“Requires improvement” - not my words, but those of the Ofsted inspectors, about City of York Council’s Children’s Services.

York’s most challenged families have been badly let down by the elected leaders of York Council.

Families have not had the help they need; social workers have been overrun and overwhelmed by demand and children’s interests have not been well served.

York’s leaders should have been all over this, picking up the early warnings and putting in place the resources necessary to run good Children’s Services. They didn’t; rather putting money into pay-offs and pet projects.

This is what happens when political interests are put ahead of the people you are there to serve. After all, they were in ‘good’ shape when Labour left office.

Josh MacAlister published his Independent Report into Children’s Social Care on Monday - a report I contributed towards as Chair of the All Party Parliamentary Group on Adoption and Permanence. It spoke to authorities like York; setting a new path for families.

Recognising the challenges, his reforms will ensure that every child has a safe, secure and loving environment to grow up in. He puts the child at the centre.

With the publication of the report on Monday, I pushed the relevant minister to ensure funding was available to implement it in full; our children and young people deserve the very best.

The recommendations put forward in the report focus on removing the profiteering providers of children’s care and developing new Regional Care Co-operatives, ensuring no child is denied the support or placement they need at their most fragile moments.

The report seeks to build on family networks, maintaining contact and stability for children and, most importantly, early help through ‘family help’, bringing health, education and social care together to deliver the right interventions at the right time to keep children safe.

As for the social care workforce, this report couldn’t have come soon enough. Newly trained social workers will no longer be thrown into the deep end to see if they sink or swim, but will have managed caseloads to make the very interventions needed, and will benefit from an ‘Early Careers Framework’ with 5 years training and supervision to launch their careers, not burn out and end them.

However, the most striking comment of all, hidden in the text of the 276-page Independent Review, was the recognition of the correlation between poverty, deprivation and children’s services.

It is recognition that the disadvantage families face has a direct impact on the ability of some families to have resilience at their most challenging times.

With the ‘cost of living’ soaring, 80,000 babies, children and young people are currently in the care system; half a million families are in need of support. This is predicted to rise sharply without a new approach taken.

Strong, well-led children’s services must provide families the time they need to build secure and loving homes and provide parents with the resources and resilience to undertake the most challenging and important task of all.

The report encourages family members to come forward to provide ‘kinship’ care arrangements where appropriate, and for 9,000 new foster parents; perhaps something you want to explore.

In York, we know that the cost of living is biting hard; families need help. So many turn to me when that help isn’t comprehensive, timely or adequate.

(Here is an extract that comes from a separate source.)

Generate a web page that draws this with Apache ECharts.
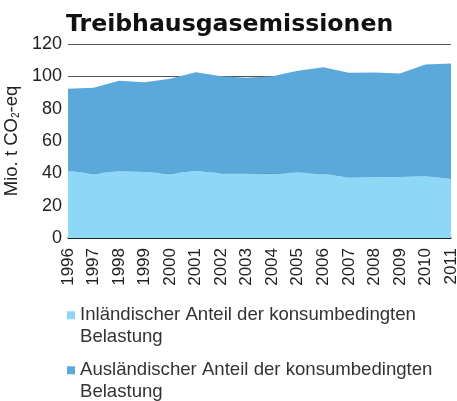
<!DOCTYPE html>
<html><head><meta charset="utf-8">
<script src="https://cdn.jsdelivr.net/npm/echarts@6/dist/echarts.min.js"></script>
<style>html,body{margin:0;padding:0;background:#fff}#c{width:457px;height:401px}</style>
</head><body><div id="c"></div>
<script>
const years = ['1996','1997','1998','1999','2000','2001','2002','2003','2004','2005','2006','2007','2008','2009','2010','2011'];
const inland = [41.4,39.8,41.3,40.8,39.8,41.4,40.0,40.0,39.7,40.5,39.7,37.2,37.6,37.8,38.2,36.5];
const totals = [92.3,92.9,97.2,96.4,98.5,102.5,100.0,99.2,100.0,103.4,105.6,102.2,102.4,101.8,107.3,108.0];
const ausland = totals.map((t,i)=>+(t-inland[i]).toFixed(1));
const names = ['Inländischer Anteil der konsumbedingten Belastung','Ausländischer Anteil der konsumbedingten Belastung'];
const ff = 'Liberation Sans, Arial, sans-serif';
const fmt = n => '\n' + n.replace(' Belastung','\nBelastung');
const legTxt = {fontFamily:ff,fontSize:18.6,color:'#333',lineHeight:21.5};
const chart = echarts.init(document.getElementById('c'));
chart.setOption({
  animation:false,
  title:{text:'Treibhausgasemissionen',left:66,top:13,padding:0,textStyle:{fontFamily:'DejaVu Sans',fontSize:23.6,fontWeight:'bold',color:'#111'}},
  grid:{left:68,right:6,top:44,bottom:163,outerBoundsMode:'none',containLabel:false},
  legend:[
    {left:67,top:283,padding:0,itemWidth:8,itemHeight:8,itemGap:0,icon:'rect',data:[names[0]],formatter:fmt,textStyle:legTxt},
    {left:67,top:338,padding:0,itemWidth:8,itemHeight:8,itemGap:0,icon:'rect',data:[names[1]],formatter:fmt,textStyle:legTxt}
  ],
  xAxis:{type:'category',data:years,boundaryGap:false,
    axisLine:{lineStyle:{color:'#111',width:1.5}},axisTick:{show:false},
    axisLabel:{rotate:90,fontFamily:ff,fontSize:17,color:'#222',margin:10,interval:0}},
  yAxis:{type:'value',min:0,max:120,interval:20,
    name:'Mio. t CO{s|2}-eq',nameLocation:'middle',nameGap:44,
    nameTextStyle:{fontFamily:ff,fontSize:18.5,color:'#222',rich:{s:{fontFamily:ff,fontSize:10,color:'#222',verticalAlign:'bottom',padding:[8,0,0,0]}}},
    axisLine:{show:false},axisTick:{show:false},
    axisLabel:{fontFamily:ff,fontSize:18,color:'#222',margin:6},
    splitLine:{lineStyle:{color:'#555',width:1.2}}},
  series:[
    {name:names[0],type:'line',stack:'s',data:inland,symbol:'none',lineStyle:{width:0},
     itemStyle:{color:'#8DD8F7'},areaStyle:{color:'#8DD8F7',opacity:1}},
    {name:names[1],type:'line',stack:'s',data:ausland,symbol:'none',lineStyle:{width:0},
     itemStyle:{color:'#5BA8DB'},areaStyle:{color:'#5BA8DB',opacity:1}}
  ]
});
</script></body></html>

Food, energy and housing costs are out of control - matters elected politicians in power can mitigate through the choices they make.

If you do not have a decent, safe and secure home, then how can a family settle? Without sufficient food, how can a child concentrate on living and learning? No heating through those winter months has consequences.

The stresses of not having these things weigh heavy on families, desperate to make the right choices. Mental health is often the first to give way. Services across the board must step up. Families need support now. It is completely unacceptable for local authorities to receive such a poor rating; families and young people pay the price.

In my time in Parliament, I have dedicated much of my time working on issues impacting on the most fragile families in my constituency. They really matter. In Westminster, I work cross-party to secure changes. I really welcome Josh MacAlister’s fresh approach, and trust that for York it will be a significant moment to pivot to a system which truly puts babies, children and young people at its core. Labour will, as nothing matters more.